━━ TASK INPUTS ━━

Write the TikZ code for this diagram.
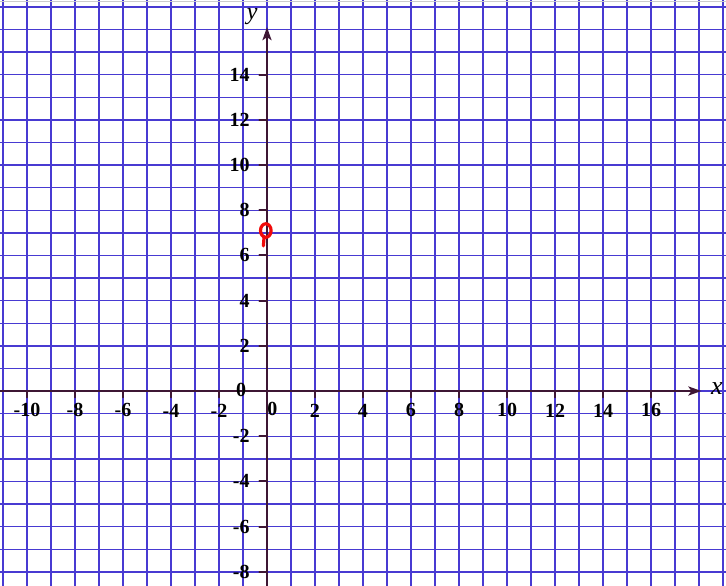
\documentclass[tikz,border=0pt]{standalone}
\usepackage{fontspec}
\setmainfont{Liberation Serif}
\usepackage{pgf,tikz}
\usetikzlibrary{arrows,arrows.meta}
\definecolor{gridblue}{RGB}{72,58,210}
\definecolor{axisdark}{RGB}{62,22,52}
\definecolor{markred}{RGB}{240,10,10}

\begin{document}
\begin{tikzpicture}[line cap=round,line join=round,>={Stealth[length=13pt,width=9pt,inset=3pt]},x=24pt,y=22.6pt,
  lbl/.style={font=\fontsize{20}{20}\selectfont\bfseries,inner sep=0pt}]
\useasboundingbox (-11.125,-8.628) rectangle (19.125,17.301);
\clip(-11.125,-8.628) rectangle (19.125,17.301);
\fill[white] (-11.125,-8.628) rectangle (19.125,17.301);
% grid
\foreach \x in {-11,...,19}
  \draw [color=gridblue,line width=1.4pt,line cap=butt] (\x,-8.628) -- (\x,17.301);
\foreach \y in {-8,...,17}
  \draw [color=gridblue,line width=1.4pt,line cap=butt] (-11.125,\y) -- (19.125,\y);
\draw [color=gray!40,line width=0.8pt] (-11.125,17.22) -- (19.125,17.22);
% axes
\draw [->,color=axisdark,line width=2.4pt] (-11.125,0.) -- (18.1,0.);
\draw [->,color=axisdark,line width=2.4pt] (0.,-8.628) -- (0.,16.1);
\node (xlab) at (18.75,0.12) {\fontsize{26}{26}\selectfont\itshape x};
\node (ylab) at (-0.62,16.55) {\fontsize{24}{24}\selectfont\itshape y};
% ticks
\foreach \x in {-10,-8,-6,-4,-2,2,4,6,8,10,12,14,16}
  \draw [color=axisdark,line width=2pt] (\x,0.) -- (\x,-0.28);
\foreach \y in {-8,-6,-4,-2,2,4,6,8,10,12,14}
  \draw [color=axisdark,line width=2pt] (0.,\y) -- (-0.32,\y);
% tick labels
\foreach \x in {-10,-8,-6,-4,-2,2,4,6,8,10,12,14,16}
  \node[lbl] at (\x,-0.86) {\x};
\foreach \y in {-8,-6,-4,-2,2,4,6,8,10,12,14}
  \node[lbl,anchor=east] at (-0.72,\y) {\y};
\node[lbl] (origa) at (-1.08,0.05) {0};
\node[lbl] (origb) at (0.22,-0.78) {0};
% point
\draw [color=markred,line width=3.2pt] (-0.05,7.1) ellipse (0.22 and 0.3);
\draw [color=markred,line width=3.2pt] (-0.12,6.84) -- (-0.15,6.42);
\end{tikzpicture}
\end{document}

━━━
━━ TASK INPUTS ━━

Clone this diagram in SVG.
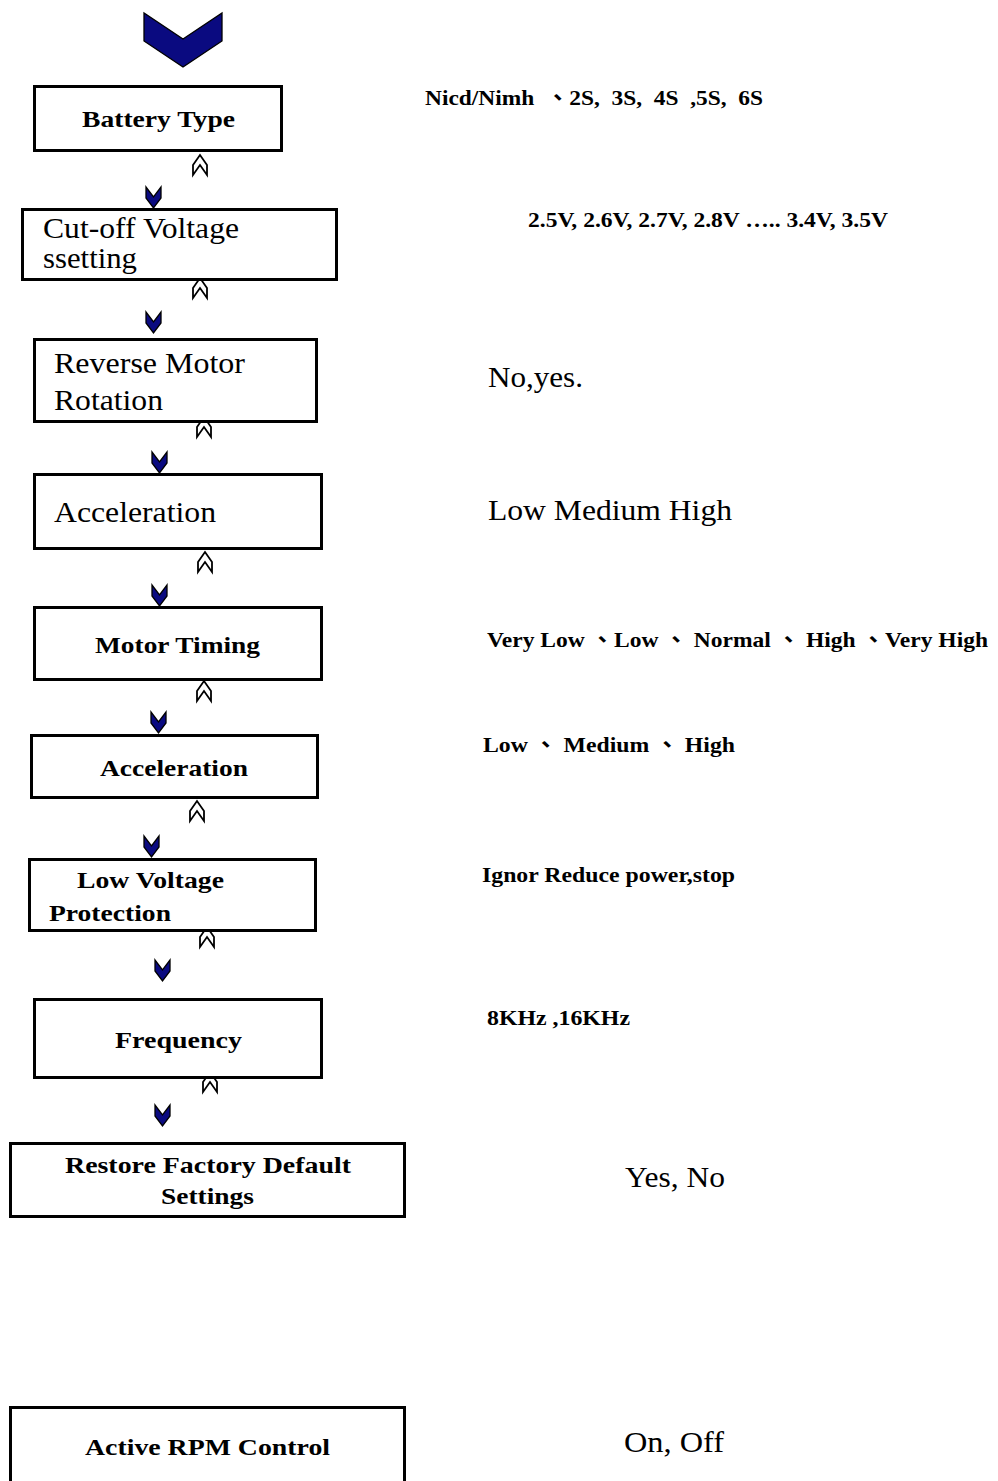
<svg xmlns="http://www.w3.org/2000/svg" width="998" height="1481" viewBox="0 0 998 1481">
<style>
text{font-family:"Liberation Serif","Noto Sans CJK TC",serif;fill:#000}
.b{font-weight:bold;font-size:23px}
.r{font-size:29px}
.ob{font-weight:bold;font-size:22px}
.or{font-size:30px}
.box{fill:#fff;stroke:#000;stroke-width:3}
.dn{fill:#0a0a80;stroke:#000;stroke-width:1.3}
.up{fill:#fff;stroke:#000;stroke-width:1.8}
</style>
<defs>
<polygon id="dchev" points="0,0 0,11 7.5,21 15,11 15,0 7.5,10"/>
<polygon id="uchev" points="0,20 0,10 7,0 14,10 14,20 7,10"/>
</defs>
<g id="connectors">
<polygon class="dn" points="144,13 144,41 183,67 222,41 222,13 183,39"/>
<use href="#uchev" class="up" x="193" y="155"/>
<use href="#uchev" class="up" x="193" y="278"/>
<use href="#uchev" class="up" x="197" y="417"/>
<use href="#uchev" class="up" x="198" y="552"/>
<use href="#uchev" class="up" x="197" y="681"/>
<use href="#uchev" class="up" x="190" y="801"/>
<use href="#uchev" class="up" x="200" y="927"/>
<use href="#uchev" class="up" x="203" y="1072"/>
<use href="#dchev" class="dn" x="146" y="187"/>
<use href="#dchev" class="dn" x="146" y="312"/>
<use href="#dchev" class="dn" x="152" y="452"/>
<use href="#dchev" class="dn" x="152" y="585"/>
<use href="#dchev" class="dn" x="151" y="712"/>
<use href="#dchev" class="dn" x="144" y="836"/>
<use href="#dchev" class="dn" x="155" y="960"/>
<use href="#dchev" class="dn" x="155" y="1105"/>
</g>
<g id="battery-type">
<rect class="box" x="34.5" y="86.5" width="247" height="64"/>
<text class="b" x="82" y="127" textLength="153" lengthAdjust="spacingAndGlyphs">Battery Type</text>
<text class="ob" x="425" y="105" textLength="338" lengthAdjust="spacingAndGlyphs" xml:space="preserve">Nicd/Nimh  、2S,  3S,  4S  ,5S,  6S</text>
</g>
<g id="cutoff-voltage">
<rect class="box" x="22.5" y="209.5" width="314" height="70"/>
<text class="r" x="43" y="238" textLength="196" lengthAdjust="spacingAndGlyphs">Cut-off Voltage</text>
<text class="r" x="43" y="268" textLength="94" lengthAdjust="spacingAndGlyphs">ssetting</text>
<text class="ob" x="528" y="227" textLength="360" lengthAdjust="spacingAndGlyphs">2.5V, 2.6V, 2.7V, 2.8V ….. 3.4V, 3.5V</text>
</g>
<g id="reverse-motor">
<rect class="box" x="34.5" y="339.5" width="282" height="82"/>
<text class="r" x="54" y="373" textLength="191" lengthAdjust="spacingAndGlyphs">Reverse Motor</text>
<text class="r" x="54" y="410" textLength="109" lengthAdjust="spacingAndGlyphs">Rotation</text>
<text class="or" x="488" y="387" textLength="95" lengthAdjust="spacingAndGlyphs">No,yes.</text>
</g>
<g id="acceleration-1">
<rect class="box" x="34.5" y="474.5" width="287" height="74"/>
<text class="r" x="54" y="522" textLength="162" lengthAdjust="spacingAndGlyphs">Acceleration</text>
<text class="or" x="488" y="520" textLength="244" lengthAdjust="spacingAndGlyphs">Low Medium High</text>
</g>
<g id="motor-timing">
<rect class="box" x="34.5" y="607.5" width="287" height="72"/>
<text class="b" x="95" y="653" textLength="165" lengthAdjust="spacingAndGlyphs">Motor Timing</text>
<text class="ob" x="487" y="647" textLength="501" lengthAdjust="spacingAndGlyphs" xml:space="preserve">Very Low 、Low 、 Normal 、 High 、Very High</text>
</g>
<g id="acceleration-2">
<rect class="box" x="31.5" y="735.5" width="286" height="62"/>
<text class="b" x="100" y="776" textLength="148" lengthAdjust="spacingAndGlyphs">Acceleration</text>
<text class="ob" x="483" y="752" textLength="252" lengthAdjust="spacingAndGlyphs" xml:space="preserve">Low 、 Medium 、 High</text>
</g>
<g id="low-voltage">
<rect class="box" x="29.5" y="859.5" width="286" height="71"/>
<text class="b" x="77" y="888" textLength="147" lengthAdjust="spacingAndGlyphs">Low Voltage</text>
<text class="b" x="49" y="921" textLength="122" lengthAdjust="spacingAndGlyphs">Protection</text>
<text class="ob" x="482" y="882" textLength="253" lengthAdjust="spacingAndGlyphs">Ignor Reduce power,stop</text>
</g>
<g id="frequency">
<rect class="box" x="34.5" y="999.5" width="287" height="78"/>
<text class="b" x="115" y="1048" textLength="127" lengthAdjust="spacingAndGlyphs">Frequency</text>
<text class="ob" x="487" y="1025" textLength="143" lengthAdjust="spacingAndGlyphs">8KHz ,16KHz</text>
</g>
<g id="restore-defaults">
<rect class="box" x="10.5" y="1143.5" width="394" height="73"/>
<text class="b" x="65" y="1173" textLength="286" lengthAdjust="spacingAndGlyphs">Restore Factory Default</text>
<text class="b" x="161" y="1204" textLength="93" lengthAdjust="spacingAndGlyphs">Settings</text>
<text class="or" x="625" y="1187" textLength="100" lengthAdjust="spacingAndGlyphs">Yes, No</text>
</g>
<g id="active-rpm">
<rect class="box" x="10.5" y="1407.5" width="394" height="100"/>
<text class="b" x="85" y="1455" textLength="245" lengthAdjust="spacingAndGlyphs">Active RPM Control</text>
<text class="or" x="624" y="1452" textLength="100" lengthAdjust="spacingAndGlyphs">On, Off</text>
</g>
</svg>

━━━
━━ TASK INPUTS ━━

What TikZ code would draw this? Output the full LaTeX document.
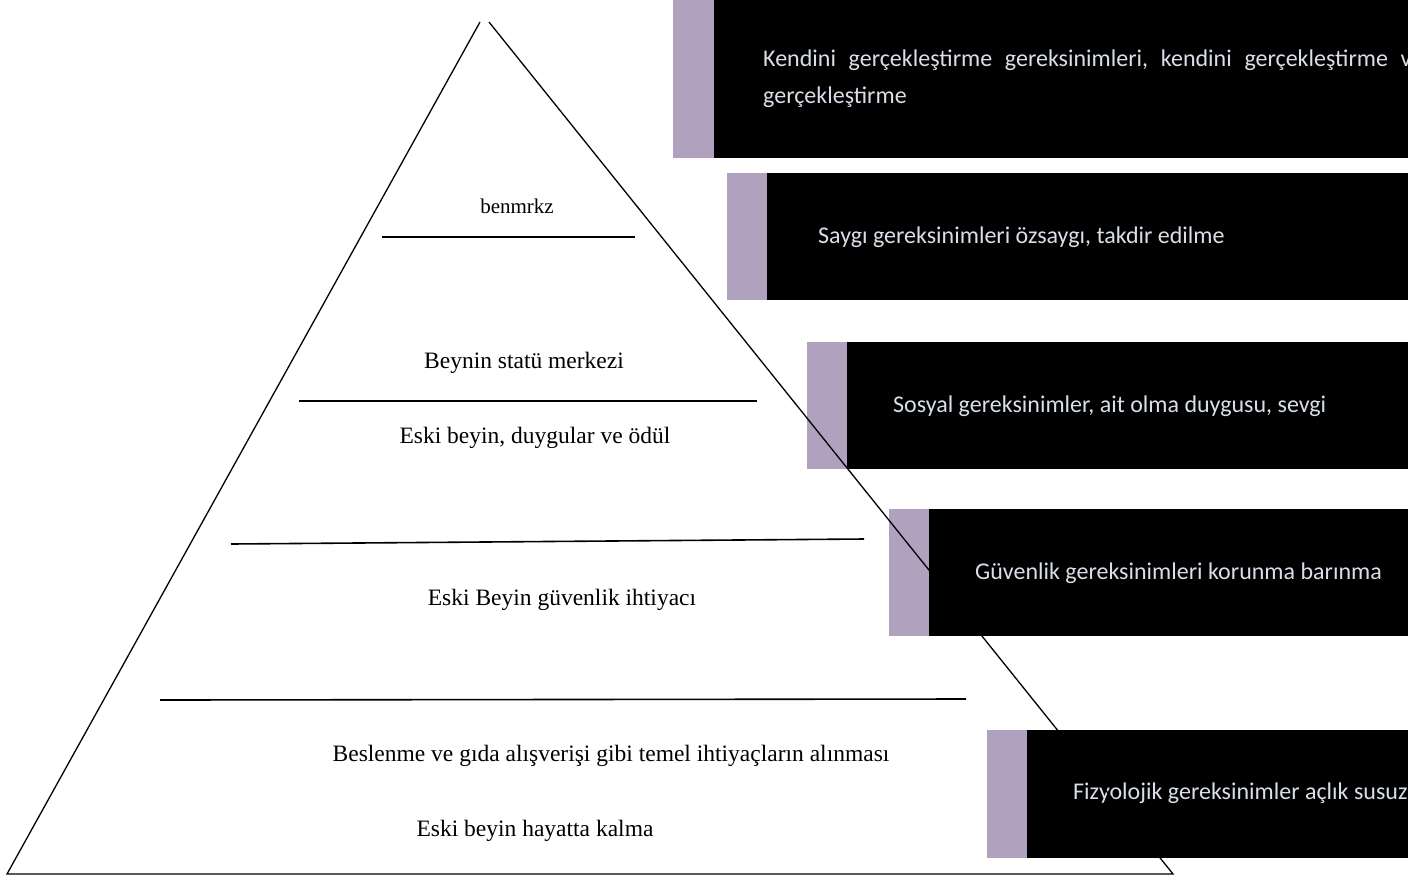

━━━

:: DESCRIPTION OF THE TASK ::
Across the records above, count the lines holding "this" and reply with that number alone.

:: FINAL RESULT ::
3